What you will do:
Every line from the first one to the line containing "FOOT_H = 55" should be echoed exactly; leave out the rest.

Dataset excerpt:

****

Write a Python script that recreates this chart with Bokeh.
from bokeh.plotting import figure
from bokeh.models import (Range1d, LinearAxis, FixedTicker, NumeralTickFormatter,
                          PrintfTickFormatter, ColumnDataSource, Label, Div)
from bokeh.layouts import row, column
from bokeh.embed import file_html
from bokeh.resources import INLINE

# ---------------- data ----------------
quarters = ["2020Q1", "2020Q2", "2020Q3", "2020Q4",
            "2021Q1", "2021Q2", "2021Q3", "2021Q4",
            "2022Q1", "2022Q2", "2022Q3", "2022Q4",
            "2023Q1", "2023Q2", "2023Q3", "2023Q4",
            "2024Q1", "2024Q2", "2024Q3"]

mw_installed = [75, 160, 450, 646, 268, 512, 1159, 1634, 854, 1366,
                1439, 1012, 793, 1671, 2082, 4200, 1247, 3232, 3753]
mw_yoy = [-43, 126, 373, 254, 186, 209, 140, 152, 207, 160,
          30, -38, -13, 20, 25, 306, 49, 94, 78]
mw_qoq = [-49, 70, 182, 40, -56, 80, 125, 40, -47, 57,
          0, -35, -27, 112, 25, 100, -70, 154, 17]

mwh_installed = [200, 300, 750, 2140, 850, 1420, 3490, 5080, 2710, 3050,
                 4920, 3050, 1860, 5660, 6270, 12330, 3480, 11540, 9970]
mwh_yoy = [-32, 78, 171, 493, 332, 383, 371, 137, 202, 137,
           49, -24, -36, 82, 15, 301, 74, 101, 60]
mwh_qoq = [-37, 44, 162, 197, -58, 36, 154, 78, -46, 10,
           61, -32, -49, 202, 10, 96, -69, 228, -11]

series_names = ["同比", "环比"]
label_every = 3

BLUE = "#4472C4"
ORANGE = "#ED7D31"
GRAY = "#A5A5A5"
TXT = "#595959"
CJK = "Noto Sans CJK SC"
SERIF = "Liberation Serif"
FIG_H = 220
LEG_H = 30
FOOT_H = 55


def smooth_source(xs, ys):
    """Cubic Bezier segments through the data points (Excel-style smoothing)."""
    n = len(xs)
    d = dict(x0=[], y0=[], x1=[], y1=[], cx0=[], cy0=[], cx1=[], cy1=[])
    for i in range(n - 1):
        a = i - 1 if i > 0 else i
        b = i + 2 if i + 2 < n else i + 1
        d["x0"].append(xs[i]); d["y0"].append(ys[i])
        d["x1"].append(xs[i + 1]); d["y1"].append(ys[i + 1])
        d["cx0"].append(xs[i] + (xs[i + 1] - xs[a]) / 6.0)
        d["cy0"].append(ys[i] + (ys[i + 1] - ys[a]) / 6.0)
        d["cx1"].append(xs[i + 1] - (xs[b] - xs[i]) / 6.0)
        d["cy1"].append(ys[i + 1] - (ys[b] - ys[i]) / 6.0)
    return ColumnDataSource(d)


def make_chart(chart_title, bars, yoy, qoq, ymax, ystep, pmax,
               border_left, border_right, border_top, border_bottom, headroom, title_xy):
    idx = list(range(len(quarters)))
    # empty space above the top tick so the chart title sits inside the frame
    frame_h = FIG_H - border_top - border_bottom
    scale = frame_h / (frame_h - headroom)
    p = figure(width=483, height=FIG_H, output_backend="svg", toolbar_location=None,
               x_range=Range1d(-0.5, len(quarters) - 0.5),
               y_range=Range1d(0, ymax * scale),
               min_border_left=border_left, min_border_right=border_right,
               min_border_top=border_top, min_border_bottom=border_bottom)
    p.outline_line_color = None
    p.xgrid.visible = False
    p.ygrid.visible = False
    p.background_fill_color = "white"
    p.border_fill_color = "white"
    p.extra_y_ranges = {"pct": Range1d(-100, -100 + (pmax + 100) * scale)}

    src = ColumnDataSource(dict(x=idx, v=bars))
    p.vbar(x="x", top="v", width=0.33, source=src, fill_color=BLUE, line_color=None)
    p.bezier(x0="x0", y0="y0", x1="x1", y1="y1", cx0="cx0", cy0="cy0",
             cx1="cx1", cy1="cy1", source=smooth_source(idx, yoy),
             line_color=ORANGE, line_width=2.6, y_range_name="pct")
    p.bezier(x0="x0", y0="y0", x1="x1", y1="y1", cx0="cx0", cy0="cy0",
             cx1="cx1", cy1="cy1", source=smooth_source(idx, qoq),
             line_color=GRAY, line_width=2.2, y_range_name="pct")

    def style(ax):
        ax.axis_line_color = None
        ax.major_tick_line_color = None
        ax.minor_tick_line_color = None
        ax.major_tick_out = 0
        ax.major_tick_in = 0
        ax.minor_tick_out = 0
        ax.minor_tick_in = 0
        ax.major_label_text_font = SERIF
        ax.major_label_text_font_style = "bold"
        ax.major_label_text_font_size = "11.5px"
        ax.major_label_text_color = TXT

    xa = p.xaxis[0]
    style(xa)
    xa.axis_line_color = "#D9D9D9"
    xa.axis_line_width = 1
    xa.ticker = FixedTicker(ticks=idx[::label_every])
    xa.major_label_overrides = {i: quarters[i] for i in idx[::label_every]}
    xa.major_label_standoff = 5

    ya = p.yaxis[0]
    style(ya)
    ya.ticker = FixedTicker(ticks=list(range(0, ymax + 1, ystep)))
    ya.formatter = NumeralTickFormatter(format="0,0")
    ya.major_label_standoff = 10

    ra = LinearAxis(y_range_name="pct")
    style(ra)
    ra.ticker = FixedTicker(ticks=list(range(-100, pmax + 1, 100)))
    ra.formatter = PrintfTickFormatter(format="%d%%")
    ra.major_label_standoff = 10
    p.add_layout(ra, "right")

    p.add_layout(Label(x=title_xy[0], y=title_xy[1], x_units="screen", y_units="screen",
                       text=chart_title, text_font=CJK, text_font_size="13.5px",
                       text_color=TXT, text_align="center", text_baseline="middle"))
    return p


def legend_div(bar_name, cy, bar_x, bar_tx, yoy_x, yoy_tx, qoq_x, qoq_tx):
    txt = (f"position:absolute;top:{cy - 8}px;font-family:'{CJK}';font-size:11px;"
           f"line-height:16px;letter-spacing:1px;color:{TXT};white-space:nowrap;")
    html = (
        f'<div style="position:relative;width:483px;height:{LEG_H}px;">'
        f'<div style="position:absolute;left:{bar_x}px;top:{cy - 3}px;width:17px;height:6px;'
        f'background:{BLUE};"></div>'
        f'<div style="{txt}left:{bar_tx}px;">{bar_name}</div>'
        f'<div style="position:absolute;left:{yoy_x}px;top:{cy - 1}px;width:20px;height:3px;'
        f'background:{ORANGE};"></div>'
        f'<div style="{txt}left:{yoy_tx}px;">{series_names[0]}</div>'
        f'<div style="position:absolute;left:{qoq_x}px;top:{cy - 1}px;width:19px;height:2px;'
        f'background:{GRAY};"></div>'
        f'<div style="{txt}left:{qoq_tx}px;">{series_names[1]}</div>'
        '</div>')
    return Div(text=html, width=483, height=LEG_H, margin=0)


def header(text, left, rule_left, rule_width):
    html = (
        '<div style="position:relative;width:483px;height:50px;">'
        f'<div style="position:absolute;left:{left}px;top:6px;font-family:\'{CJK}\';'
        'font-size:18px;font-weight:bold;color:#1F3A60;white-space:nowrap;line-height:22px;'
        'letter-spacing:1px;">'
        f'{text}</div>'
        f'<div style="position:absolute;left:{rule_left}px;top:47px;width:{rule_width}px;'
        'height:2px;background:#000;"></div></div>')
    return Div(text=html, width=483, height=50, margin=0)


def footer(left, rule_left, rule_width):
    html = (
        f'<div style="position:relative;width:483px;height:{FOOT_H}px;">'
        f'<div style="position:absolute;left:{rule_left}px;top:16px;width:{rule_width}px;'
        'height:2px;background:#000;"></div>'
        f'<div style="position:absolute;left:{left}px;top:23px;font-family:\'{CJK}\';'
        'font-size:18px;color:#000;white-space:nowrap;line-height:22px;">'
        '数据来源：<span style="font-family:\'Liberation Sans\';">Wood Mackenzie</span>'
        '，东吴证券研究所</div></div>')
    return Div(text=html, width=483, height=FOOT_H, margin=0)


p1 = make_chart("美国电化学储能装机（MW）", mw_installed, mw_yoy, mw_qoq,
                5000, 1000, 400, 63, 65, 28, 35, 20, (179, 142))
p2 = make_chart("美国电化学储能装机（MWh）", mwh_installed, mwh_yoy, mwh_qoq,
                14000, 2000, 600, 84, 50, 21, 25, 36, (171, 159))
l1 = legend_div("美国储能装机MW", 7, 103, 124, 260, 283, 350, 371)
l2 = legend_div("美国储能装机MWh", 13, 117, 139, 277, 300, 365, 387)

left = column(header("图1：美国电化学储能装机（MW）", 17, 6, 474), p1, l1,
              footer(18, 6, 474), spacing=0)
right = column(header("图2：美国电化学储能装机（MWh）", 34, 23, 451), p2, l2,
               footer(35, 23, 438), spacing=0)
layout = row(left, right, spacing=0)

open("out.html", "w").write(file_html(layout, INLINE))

****

The output:
Write a Python script that recreates this chart with Bokeh.
from bokeh.plotting import figure
from bokeh.models import (Range1d, LinearAxis, FixedTicker, NumeralTickFormatter,
                          PrintfTickFormatter, ColumnDataSource, Label, Div)
from bokeh.layouts import row, column
from bokeh.embed import file_html
from bokeh.resources import INLINE

# ---------------- data ----------------
quarters = ["2020Q1", "2020Q2", "2020Q3", "2020Q4",
            "2021Q1", "2021Q2", "2021Q3", "2021Q4",
            "2022Q1", "2022Q2", "2022Q3", "2022Q4",
            "2023Q1", "2023Q2", "2023Q3", "2023Q4",
            "2024Q1", "2024Q2", "2024Q3"]

mw_installed = [75, 160, 450, 646, 268, 512, 1159, 1634, 854, 1366,
                1439, 1012, 793, 1671, 2082, 4200, 1247, 3232, 3753]
mw_yoy = [-43, 126, 373, 254, 186, 209, 140, 152, 207, 160,
          30, -38, -13, 20, 25, 306, 49, 94, 78]
mw_qoq = [-49, 70, 182, 40, -56, 80, 125, 40, -47, 57,
          0, -35, -27, 112, 25, 100, -70, 154, 17]

mwh_installed = [200, 300, 750, 2140, 850, 1420, 3490, 5080, 2710, 3050,
                 4920, 3050, 1860, 5660, 6270, 12330, 3480, 11540, 9970]
mwh_yoy = [-32, 78, 171, 493, 332, 383, 371, 137, 202, 137,
           49, -24, -36, 82, 15, 301, 74, 101, 60]
mwh_qoq = [-37, 44, 162, 197, -58, 36, 154, 78, -46, 10,
           61, -32, -49, 202, 10, 96, -69, 228, -11]

series_names = ["同比", "环比"]
label_every = 3

BLUE = "#4472C4"
ORANGE = "#ED7D31"
GRAY = "#A5A5A5"
TXT = "#595959"
CJK = "Noto Sans CJK SC"
SERIF = "Liberation Serif"
FIG_H = 220
LEG_H = 30
FOOT_H = 55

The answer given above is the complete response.